On the other hand, one of the things that distinguishes Chuck Palahnuik's work is the tone, and it's one of general nastiness.  There are usually not many characters that you can like, they generally behave badly and maliciously, and this works well in the context of a novel.  Films, however, require a level of likability of at least some of the characters, because you're trying to lure a certain amount of people to a movie theatre during a limited amount of time.  It's a matter of finances, really.  The more people you need to see something, the more you're going to have to hedge your bets on how nasty you can get with your characters.  Victor isn't really a likable guy, and justifiably so.  You're not supposed to like him.  He's a sex addict (which just means he gets laid a lot), he's a con-man, he's unpleasant, he's an underachiever, he's an asshole, he's got bad hair.  But the focus in "Choke" on his dealing with his mother's deterioration forces him into a sympathetic role, no matter what else is going on with him.  This forces a viewer into a spiral of sorts.  He's a rotten apple, but bad things are happening to him, but mostly that's because of how his mother raised him, and she's going downhill fast, so you don't really want to pile on her, either.  So you've got all this bad stuff happening, and you have nowhere to safely lay the blame, and by the time the twists of the third act have occurred, I was in a place where neither a good ending or a downer ending was even possible.  Everything is muddled, and a lot of the bite of the tone and content of the novel had been toned down a bit.

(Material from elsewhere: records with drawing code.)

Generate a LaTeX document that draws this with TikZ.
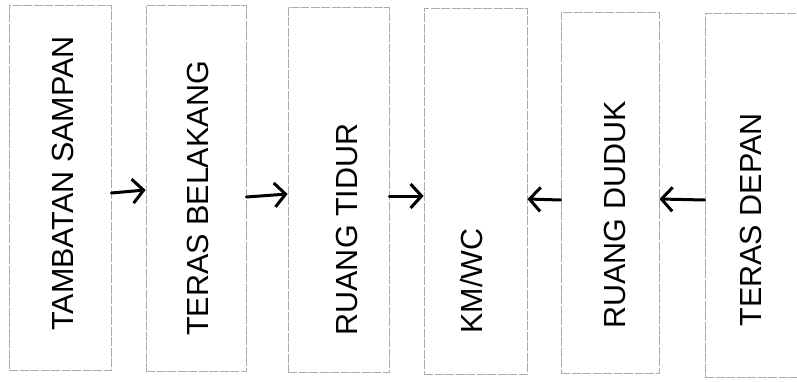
\documentclass[tikz,border=0pt]{standalone}
\usepackage{fontspec}
\setmainfont{Liberation Sans}
\usetikzlibrary{arrows.meta}
\tikzset{
  box/.style={draw=gray!65, line width=0.8pt, dash pattern=on 9pt off 1.5pt, inner sep=0pt, fill=none},
  lbl/.style={rotate=90, font=\fontsize{30.5}{32}\selectfont, inner sep=0pt, text height=22pt, text depth=0pt},
  arr/.style={-{Straight Barb[length=11pt,width=24pt,line width=3pt]}, line width=3pt, black, line cap=round}
}
\begin{document}
\begin{tikzpicture}[x=1pt,y=-1pt]
\useasboundingbox (0,0) rectangle (797,382);
\clip (0,0) rectangle (797,382);
% boxes
\node[box, minimum width=102pt, minimum height=365pt] (b1) at (60,187.5) {};
\node[box, minimum width=100pt, minimum height=366pt] (b2) at (196,188) {};
\node[box, minimum width=101pt, minimum height=365pt] (b3) at (338.5,189.5) {};
\node[box, minimum width=103pt, minimum height=366pt] (b4) at (475.5,191) {};
\node[box, minimum width=98pt, minimum height=361pt] (b5) at (610,192.5) {};
\node[box, minimum width=110pt, minimum height=364pt] (b6) at (760,195) {};
% labels
\node[lbl] (t1) at (62.5,183.5) {TAMBATAN SAMPAN};
\node[lbl] (t2) at (197.5,198.5) {TERAS BELAKANG};
\node[lbl] (t3) at (346.5,229.5) {RUANG TIDUR};
\node[lbl] (t4) at (471.5,281) {KM/WC};
\node[lbl] (t5) at (614.5,215) {RUANG DUDUK};
\node[lbl] (t6) at (750,220) {TERAS DEPAN};
% arrows
\draw[arr] (b1.east |- 0,193) -- (b2.west |- 0,190);
\draw[arr] (b2.east |- 0,197) -- (b3.west |- 0,194);
\draw[arr] (b3.east |- 0,196) -- (b4.west |- 0,196);
\draw[arr] (b5.west |- 0,200) -- (b4.east |- 0,199);
\draw[arr] (b6.west |- 0,200) -- (b5.east |- 0,199);
\end{tikzpicture}
\end{document}
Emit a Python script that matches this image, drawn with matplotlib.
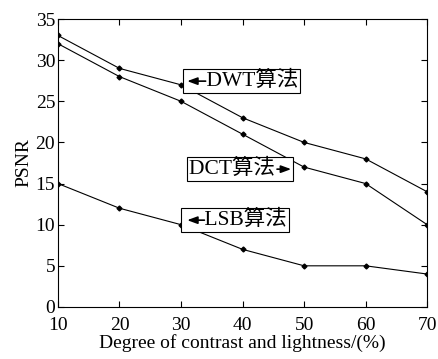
import matplotlib.pyplot as plt

plt.rcParams['font.family'] = ['Liberation Serif', 'Noto Sans CJK SC']

x = [10, 20, 30, 40, 50, 60, 70]
dwt = [33, 29, 27, 23, 20, 18, 14]
dct = [32, 28, 25, 21, 17, 15, 10]
lsb = [15, 12, 10, 7, 5, 5, 4]

ARROW = dict(arrowstyle='-|>,head_length=0.6,head_width=0.22',
             color='black', lw=1.2, shrinkA=0, shrinkB=0)
BOX = dict(boxstyle='square,pad=0.1', fc='white', ec='black', lw=0.8)
FS = 15.5


def main():
    fig = plt.figure(figsize=(4.39, 3.59), dpi=100)
    ax = fig.add_axes([0.132, 0.145, 0.841, 0.802])

    for y in (dwt, dct, lsb):
        ax.plot(x, y, color='black', lw=0.8, marker='D', ms=2.5)

    ax.set_xlim(10, 70)
    ax.set_ylim(0, 35)
    ax.set_xticks(x)
    ax.set_yticks(range(0, 36, 5))
    ax.tick_params(direction='in', top=True, right=True, labelsize=14, length=4, pad=2)
    ax.tick_params(axis='x', pad=7)
    ax.set_xlabel('Degree of contrast and lightness/(%)', fontsize=14, labelpad=0)
    ax.set_ylabel('PSNR', fontsize=14, labelpad=2)

    # DWT
    ax.text(30.6, 27.45, '    DWT算法', fontsize=FS, ha='left', va='center', bbox=BOX)
    ax.annotate('', xy=(31.0, 27.45), xytext=(34.0, 27.45), arrowprops=ARROW, zorder=5)
    # DCT
    ax.text(31.3, 16.75, 'DCT算法   ', fontsize=FS, ha='left', va='center', bbox=BOX)
    ax.annotate('', xy=(47.9, 16.75), xytext=(45.6, 16.75), arrowprops=ARROW, zorder=5)
    # LSB
    ax.text(30.4, 10.55, '    LSB算法', fontsize=FS, ha='left', va='center', bbox=BOX)
    ax.annotate('', xy=(31.0, 10.55), xytext=(33.8, 10.55), arrowprops=ARROW, zorder=5)

    fig.savefig('out.png', dpi=100)
    plt.close(fig)


if __name__ == "__main__":
    main()
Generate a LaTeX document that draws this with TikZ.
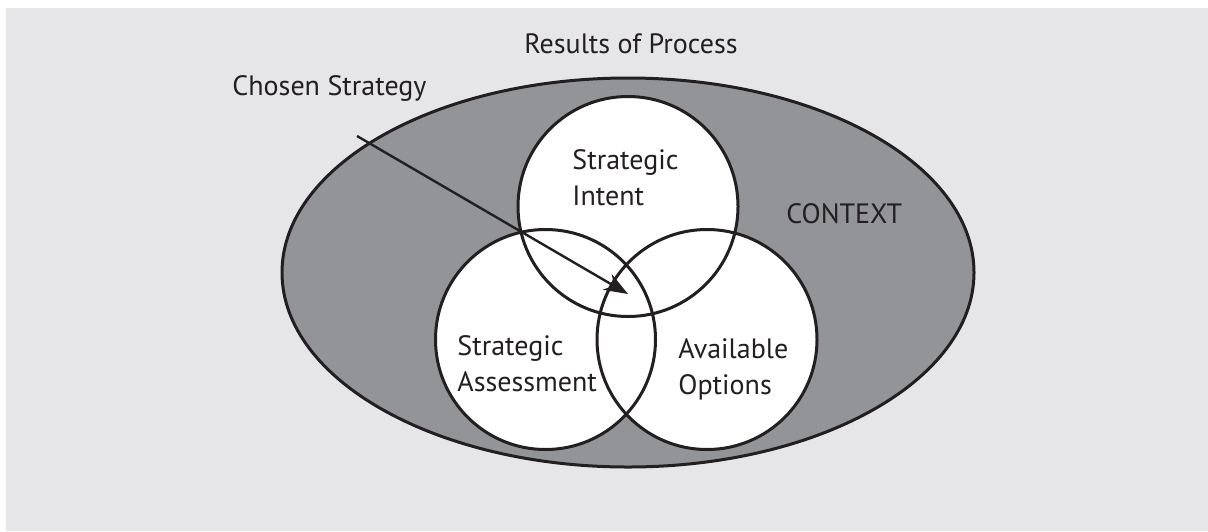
\documentclass[tikz,border=0pt]{standalone}
\usepackage{fontspec}
\setmainfont{PT Sans}
\usetikzlibrary{shapes.geometric,arrows.meta}
\definecolor{bg_grey}{RGB}{230,230,232}
\definecolor{ctx_grey}{RGB}{147,148,152}
\definecolor{ink}{RGB}{35,31,32}
\tikzstyle{disc}=[circle,fill=white,minimum size=110pt,inner sep=0pt]
\tikzstyle{ring}=[circle,draw=ink,line width=1.5pt,minimum size=110pt,inner sep=0pt]
\tikzstyle{lbl}=[text=ink,inner sep=0pt,align=left,font=\fontsize{14}{18}\selectfont]

\begin{document}
\begin{tikzpicture}[x=0.5pt,y=-0.5pt]
    \useasboundingbox (0,0) rectangle (1208,531);
    \fill[bg_grey] (6,8) rectangle (1208,531);
    \node [ellipse,fill=ctx_grey,draw=ink,line width=1.5pt,inner sep=0pt,
      minimum width=346pt,minimum height=194.5pt] (context) at (628,272.5) {};
    % the three sets
    \node [style=disc] (intent) at (628,206.5) {};
    \node [style=disc] (assess) at (545.5,339.5) {};
    \node [style=disc] (options) at (707,339.5) {};
    \node [style=ring] at (intent) {};
    \node [style=ring] at (assess) {};
    \node [style=ring] at (options) {};
    % labels
    \node [style=lbl,anchor=base] (results) at (631,53) {Results of Process};
    \node [style=lbl,anchor=base west] (chosen) at (232,95) {Chosen Strategy};
    \node [style=lbl,anchor=base west] (ctxlabel) at (786,223) {CONTEXT};
    \node [style=lbl,anchor=west] (intentlabel) at (572,178) {Strategic\\Intent};
    \node [style=lbl,anchor=west] (assesslabel) at (457,364) {Strategic\\Assessment};
    \node [style=lbl,anchor=west] (optionslabel) at (678,369) {Available\\Options};
    % pointer to the common core
    \coordinate (tail) at (357,136);
    \coordinate (core) at (628,294);
    \draw [ink,line width=1.2pt,-{Stealth[length=12pt,width=9pt]}] (tail) to (core);
\end{tikzpicture}
\end{document}
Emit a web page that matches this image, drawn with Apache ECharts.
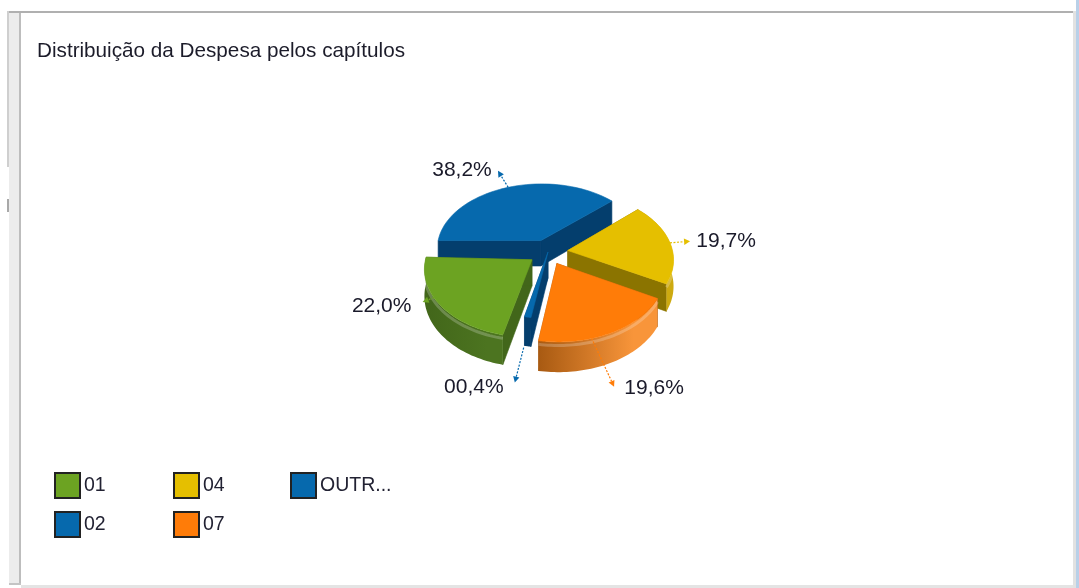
<!DOCTYPE html>
<html>
<head>
<meta charset="utf-8">
<title>Distribuição da Despesa pelos capítulos</title>
<style>
    html, body { margin: 0; padding: 0; background: #fff; }
    #chart { width: 1079px; height: 588px; filter: blur(0.5px); }
</style>
<script src="https://cdn.jsdelivr.net/npm/echarts@6/dist/echarts.min.js"></script>
</head>
<body>
<div id="chart"></div>
<script>
var categories = ['01', '02', '04', '07', 'OUTR...'];
var values = [22.0, 0.4, 19.7, 19.6, 38.2];
var labels = ['22,0%', '00,4%', '19,7%', '19,6%', '38,2%'];

var colors = ['#6ca322', '#0669ad', '#e5bf00', '#ff7c08', '#0669ad'];
var wallColors = ['#42661a', '#043e6d', '#8b7400', '#a85a12', '#043e6d'];
var wallLights = ['#4c7420', '#043e6d', '#cdaa10', '#f8953a', '#043e6d'];
var exploded = [0.19, 0, 0.19, 0.19, 0.19];
var sliceRadius = [1, 0.9, 1, 1, 1];

// clockwise from the left of the pie, and the order they are painted in
var sliceOrder = [4, 2, 3, 1, 0];
var paintOrder = [4, 2, 1, 3, 0];
var startAngle = 180;
var minSweep = 3.6;

// leader start and end (in pie radii), turn in degrees, label offset from the arrow tip
var leaderFrom = [1, 1.25, 1, 1, 1];
var leaderTo = [1.08, 1.59, 1.17, 1.5, 1.3];
var leaderTurn = [6, -2, 0, 10, 0];
var labelOffset = [[-41, 4], [-41, 5], [36, 0], [40, 2], [-36, -1]];

// the pie is a flat disc seen in perspective
var cx = 548, cy = 252, rx = 105, ry = 66, persp = 0.12, depth = 26;

function project(X, Y, Z) {
    var k = 1 / (1 - persp * Y);
    return [cx + X * rx * k, cy + (Y * ry + Z * depth) * k];
}

var total = values.reduce(function (a, b) { return a + b; }, 0);
var sectors = {};
var angle = startAngle;
sliceOrder.forEach(function (i) {
    var sweep = Math.max(values[i] / total * 360, minSweep);
    var mid = (angle + sweep / 2) * Math.PI / 180;
    sectors[i] = {
        a0: angle * Math.PI / 180,
        a1: (angle + sweep) * Math.PI / 180,
        mid: mid,
        sweep: sweep,
        ox: Math.cos(mid) * exploded[i],
        oy: Math.sin(mid) * exploded[i]
    };
    angle += sweep;
});

function rim(i, a, z, r) {
    var s = sectors[i];
    r = r === undefined ? sliceRadius[i] : r;
    return project(s.ox + Math.cos(a) * r, s.oy + Math.sin(a) * r, z);
}

function arc(i, z, from, to) {
    var pts = [];
    var steps = 48;
    for (var n = 0; n <= steps; n++) {
        pts.push(rim(i, from + (to - from) * n / steps, z));
    }
    return pts;
}

function polygon(pts, fill) {
    return { type: 'polygon', shape: { points: pts }, style: { fill: fill, stroke: fill, lineWidth: 0.6 } };
}

function sliceItem(i) {
    return function () {
        var s = sectors[i];
        var apexTop = project(s.ox, s.oy, 0);
        var apexBot = project(s.ox, s.oy, 1);
        var children = [];

        // cut walls
        [s.a0, s.a1].forEach(function (a) {
            children.push(polygon([apexTop, rim(i, a, 0), rim(i, a, 1), apexBot], wallColors[i]));
        });

        // outer wall, only the part that faces us
        var from = s.a0, to = s.a1;
        if (s.a0 < Math.PI && s.a1 > 2 * Math.PI) {
            from = 2 * Math.PI;
        }
        if (s.a0 >= Math.PI && s.a1 <= 2 * Math.PI) {
            from = to = 0;
        }
        if (to > from) {
            var top = arc(i, 0, from, to);
            var bottom = arc(i, 1, from, to).reverse();
            var wall = polygon(top.concat(bottom), wallColors[i]);
            wall.style.fill = new echarts.graphic.LinearGradient(0, 0, 1, 0, [
                { offset: 0, color: wallColors[i] },
                { offset: 0.8, color: wallLights[i] },
                { offset: 1, color: wallLights[i] }
            ]);
            wall.style.stroke = null;
            children.push(wall);
            if (s.sweep > 10) {
                children.push({
                    type: 'polyline',
                    shape: { points: arc(i, 0.12, from, to) },
                    style: { fill: null, stroke: 'rgba(255,255,255,0.22)', lineWidth: 3 }
                });
            }
        }

        // top face
        children.push(polygon([apexTop].concat(arc(i, 0, s.a0, s.a1)), colors[i]));
        return { type: 'group', children: children };
    };
}

function leaderItem(params) {
    var i = params.dataIndex;
    var s = sectors[i];
    var turned = s.mid + leaderTurn[i] * Math.PI / 180;
    var a = rim(i, turned, 0, leaderFrom[i]);
    var b = rim(i, turned, 0, leaderTo[i]);
    var ang = Math.atan2(b[1] - a[1], b[0] - a[0]);
    var tip = [b[0] + Math.cos(ang) * 3, b[1] + Math.sin(ang) * 3];
    var nx = -Math.sin(ang), ny = Math.cos(ang);
    var back = [tip[0] - Math.cos(ang) * 6, tip[1] - Math.sin(ang) * 6];
    return {
        type: 'group',
        children: [{
            type: 'line',
            shape: { x1: a[0], y1: a[1], x2: back[0], y2: back[1] },
            style: { stroke: colors[i], lineWidth: 1.2, lineDash: [2, 1.5] }
        }, {
            type: 'polygon',
            shape: { points: [tip, [back[0] + nx * 3.2, back[1] + ny * 3.2], [back[0] - nx * 3.2, back[1] - ny * 3.2]] },
            style: { fill: colors[i] }
        }, {
            type: 'text',
            style: {
                x: tip[0] + labelOffset[i][0],
                y: tip[1] + labelOffset[i][1],
                text: labels[i],
                fill: '#1a1a2a',
                font: '21px "Liberation Sans", Arial, sans-serif',
                align: 'center',
                verticalAlign: 'middle'
            }
        }]
    };
}

var series = paintOrder.map(function (i) {
    return {
        type: 'custom',
        name: categories[i],
        coordinateSystem: 'none',
        silent: true,
        animation: false,
        itemStyle: { color: colors[i] },
        data: [values[i]],
        renderItem: sliceItem(i)
    };
});
series.push({
    type: 'custom',
    name: 'rotulos',
    coordinateSystem: 'none',
    silent: true,
    animation: false,
    data: values,
    renderItem: leaderItem
});

function legendColumn(left, names) {
    return {
        orient: 'vertical',
        left: left,
        top: 467,
        data: names,
        icon: 'rect',
        selectedMode: false,
        itemWidth: 25,
        itemHeight: 25,
        itemGap: 12,
        itemStyle: { borderColor: '#222', borderWidth: 2 },
        textStyle: {
            color: '#223',
            fontSize: 19.5,
            fontFamily: '"Liberation Sans", Arial, sans-serif',
            padding: [3, 0, 0, -1]
        }
    };
}

function bar(x, y, w, h, fill) {
    return { type: 'rect', silent: true, z: -1, shape: { x: x, y: y, width: w, height: h }, style: { fill: fill } };
}

var chart = echarts.init(document.getElementById('chart'));
chart.setOption({
    backgroundColor: '#ffffff',
    animation: false,
    title: {
        text: 'Distribuição da Despesa pelos capítulos',
        left: 32,
        top: 36,
        textStyle: {
            color: '#1c1c2a',
            fontSize: 20.7,
            fontWeight: 'normal',
            fontFamily: '"Liberation Sans", Arial, sans-serif'
        }
    },
    legend: [
        legendColumn(49, ['01', '02']),
        legendColumn(168, ['04', '07']),
        legendColumn(285, ['OUTR...'])
    ],
    graphic: [
        bar(9, 11, 10, 574, '#ececec'),
        bar(7, 11, 2, 156, '#cfcfcf'),
        bar(7, 199, 2, 13, '#a8a8a8'),
        bar(19, 11, 2, 574, '#bdbdbd'),
        bar(9, 11, 1064, 2, '#b0b0b0'),
        bar(9, 583, 12, 2, '#c4c4c4'),
        bar(21, 585, 1052, 3, '#e4e4e4'),
        bar(1073, 11, 3, 577, '#e2e2e2'),
        bar(1076, 0, 3, 588, '#b9d0e8')
    ],
    series: series
});
</script>
</body>
</html>
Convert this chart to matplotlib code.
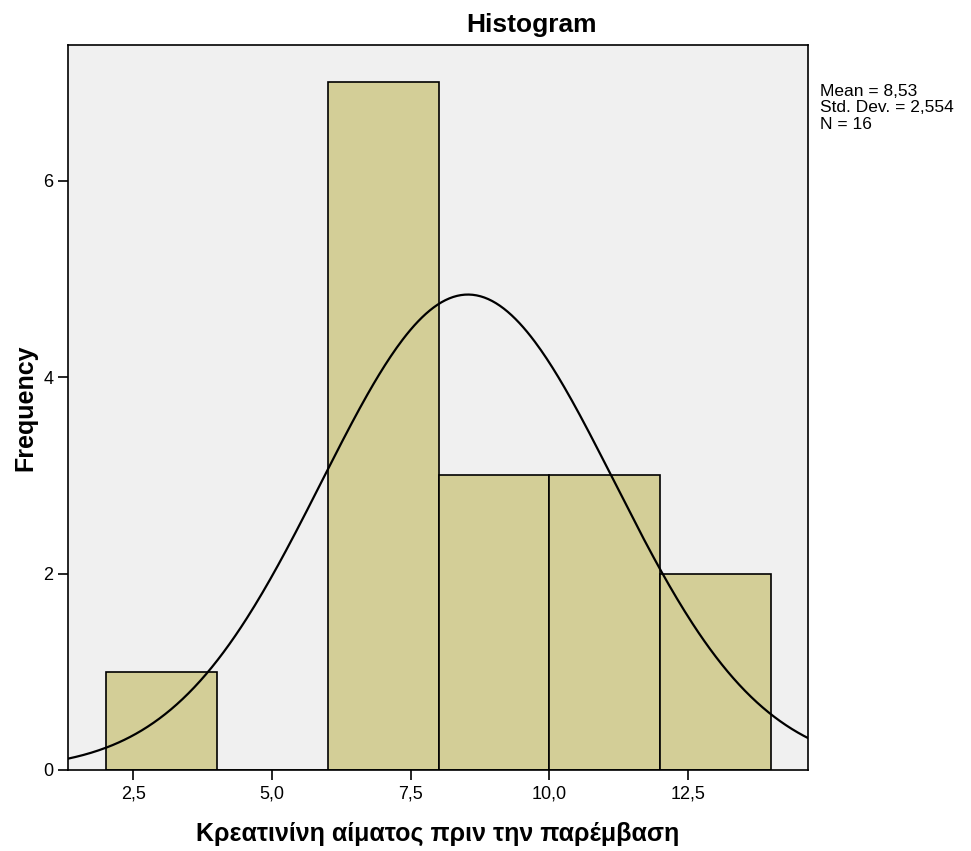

It's not as if there aren't good moments, or even good scenes in "Choke."  It was by no means a home run; I'm not sure there exists a way to turn Palahnuik's novel into something as affecting and dynamic as "Fight Club."  It's a good piece of work (as a novel), but I don't think that the material lends itself to a good movie, unless someone's willing to be a real hard-ass about it and make something brutal that only eight people in the world will like, and then you'd need to deal with a budget of around $75 US.  That's a tough proposition.  I think that this version of "Choke" could have been better, considering that I liked the casting and the work of the cast, almost universally.  But as it is, I'm not sure you'd want to watch "Choke" unless you were a big fan of Palahnuik (like myself), or of Sam Rockwell or Anjelica Huston (also, like me).